[Do this]:
Can you transcribe the data exactly? Leave the pictures out.

[Data section]:

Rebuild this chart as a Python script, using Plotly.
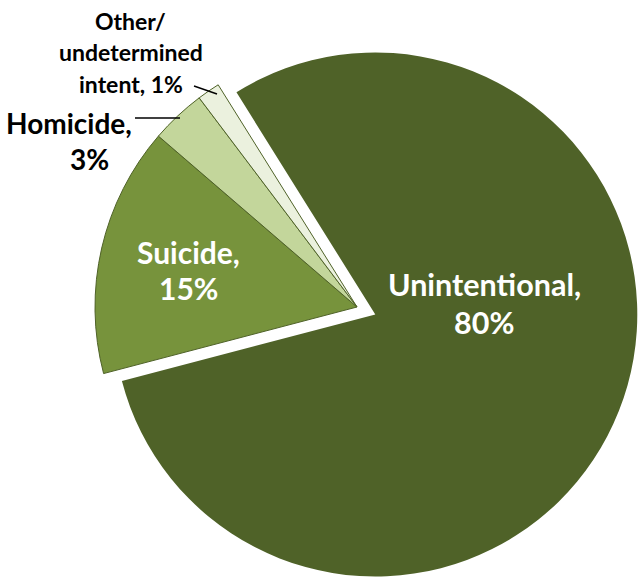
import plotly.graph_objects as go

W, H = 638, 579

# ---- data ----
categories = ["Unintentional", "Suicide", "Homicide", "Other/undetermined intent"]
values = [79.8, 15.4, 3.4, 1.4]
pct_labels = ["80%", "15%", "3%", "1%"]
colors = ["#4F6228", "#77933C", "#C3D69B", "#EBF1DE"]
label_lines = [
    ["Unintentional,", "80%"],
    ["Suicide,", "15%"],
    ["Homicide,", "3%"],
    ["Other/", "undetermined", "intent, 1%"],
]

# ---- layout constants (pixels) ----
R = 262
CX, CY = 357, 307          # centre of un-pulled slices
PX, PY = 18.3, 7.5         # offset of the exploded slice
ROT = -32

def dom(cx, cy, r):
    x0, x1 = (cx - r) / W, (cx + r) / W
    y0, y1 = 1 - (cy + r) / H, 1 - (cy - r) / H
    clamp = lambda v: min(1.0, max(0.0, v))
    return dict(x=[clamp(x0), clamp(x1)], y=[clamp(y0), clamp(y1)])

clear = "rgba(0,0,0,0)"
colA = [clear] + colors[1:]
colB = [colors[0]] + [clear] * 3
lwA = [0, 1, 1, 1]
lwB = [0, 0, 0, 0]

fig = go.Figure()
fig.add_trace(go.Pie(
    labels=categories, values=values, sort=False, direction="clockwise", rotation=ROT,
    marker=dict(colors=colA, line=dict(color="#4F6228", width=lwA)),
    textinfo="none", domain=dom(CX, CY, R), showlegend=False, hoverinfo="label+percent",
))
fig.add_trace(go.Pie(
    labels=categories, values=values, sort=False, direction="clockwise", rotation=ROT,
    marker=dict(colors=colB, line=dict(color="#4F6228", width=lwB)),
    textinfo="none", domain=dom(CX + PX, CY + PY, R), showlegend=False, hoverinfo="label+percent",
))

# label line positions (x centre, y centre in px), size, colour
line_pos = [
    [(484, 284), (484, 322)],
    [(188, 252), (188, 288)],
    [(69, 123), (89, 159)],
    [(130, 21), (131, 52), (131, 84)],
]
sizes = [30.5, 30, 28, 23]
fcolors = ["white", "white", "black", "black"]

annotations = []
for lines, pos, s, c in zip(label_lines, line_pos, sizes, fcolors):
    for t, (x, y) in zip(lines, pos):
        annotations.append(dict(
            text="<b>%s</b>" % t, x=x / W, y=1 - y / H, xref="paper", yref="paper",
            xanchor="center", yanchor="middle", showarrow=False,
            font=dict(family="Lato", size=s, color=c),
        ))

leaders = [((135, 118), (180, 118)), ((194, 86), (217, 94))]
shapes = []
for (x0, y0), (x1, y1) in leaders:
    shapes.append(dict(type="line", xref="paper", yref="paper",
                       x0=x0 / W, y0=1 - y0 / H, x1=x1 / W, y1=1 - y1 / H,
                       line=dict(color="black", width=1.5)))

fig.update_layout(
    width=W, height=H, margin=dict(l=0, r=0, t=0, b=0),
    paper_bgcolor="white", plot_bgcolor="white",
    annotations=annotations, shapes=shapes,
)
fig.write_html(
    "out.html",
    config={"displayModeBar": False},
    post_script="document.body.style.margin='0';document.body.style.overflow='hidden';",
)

[Output for this task]:
Rebuild this chart as a Python script, using Plotly.
import plotly.graph_objects as go

W, H = 638, 579

# ---- data ----
categories = ["Unintentional", "Suicide", "Homicide", "Other/undetermined intent"]
values = [79.8, 15.4, 3.4, 1.4]
pct_labels = ["80%", "15%", "3%", "1%"]
colors = ["#4F6228", "#77933C", "#C3D69B", "#EBF1DE"]
label_lines = [
    ["Unintentional,", "80%"],
    ["Suicide,", "15%"],
    ["Homicide,", "3%"],
    ["Other/", "undetermined", "intent, 1%"],
]

# ---- layout constants (pixels) ----
R = 262
CX, CY = 357, 307          # centre of un-pulled slices
PX, PY = 18.3, 7.5         # offset of the exploded slice
ROT = -32

def dom(cx, cy, r):
    x0, x1 = (cx - r) / W, (cx + r) / W
    y0, y1 = 1 - (cy + r) / H, 1 - (cy - r) / H
    clamp = lambda v: min(1.0, max(0.0, v))
    return dict(x=[clamp(x0), clamp(x1)], y=[clamp(y0), clamp(y1)])

clear = "rgba(0,0,0,0)"
colA = [clear] + colors[1:]
colB = [colors[0]] + [clear] * 3
lwA = [0, 1, 1, 1]
lwB = [0, 0, 0, 0]

fig = go.Figure()
fig.add_trace(go.Pie(
    labels=categories, values=values, sort=False, direction="clockwise", rotation=ROT,
    marker=dict(colors=colA, line=dict(color="#4F6228", width=lwA)),
    textinfo="none", domain=dom(CX, CY, R), showlegend=False, hoverinfo="label+percent",
))
fig.add_trace(go.Pie(
    labels=categories, values=values, sort=False, direction="clockwise", rotation=ROT,
    marker=dict(colors=colB, line=dict(color="#4F6228", width=lwB)),
    textinfo="none", domain=dom(CX + PX, CY + PY, R), showlegend=False, hoverinfo="label+percent",
))

# label line positions (x centre, y centre in px), size, colour
line_pos = [
    [(484, 284), (484, 322)],
    [(188, 252), (188, 288)],
    [(69, 123), (89, 159)],
    [(130, 21), (131, 52), (131, 84)],
]
sizes = [30.5, 30, 28, 23]
fcolors = ["white", "white", "black", "black"]

annotations = []
for lines, pos, s, c in zip(label_lines, line_pos, sizes, fcolors):
    for t, (x, y) in zip(lines, pos):
        annotations.append(dict(
            text="<b>%s</b>" % t, x=x / W, y=1 - y / H, xref="paper", yref="paper",
            xanchor="center", yanchor="middle", showarrow=False,
            font=dict(family="Lato", size=s, color=c),
        ))

leaders = [((135, 118), (180, 118)), ((194, 86), (217, 94))]
shapes = []
for (x0, y0), (x1, y1) in leaders:
    shapes.append(dict(type="line", xref="paper", yref="paper",
                       x0=x0 / W, y0=1 - y0 / H, x1=x1 / W, y1=1 - y1 / H,
                       line=dict(color="black", width=1.5)))

fig.update_layout(
    width=W, height=H, margin=dict(l=0, r=0, t=0, b=0),
    paper_bgcolor="white", plot_bgcolor="white",
    annotations=annotations, shapes=shapes,
)
fig.write_html(
    "out.html",
    config={"displayModeBar": False},
    post_script="document.body.style.margin='0';document.body.style.overflow='hidden';",
)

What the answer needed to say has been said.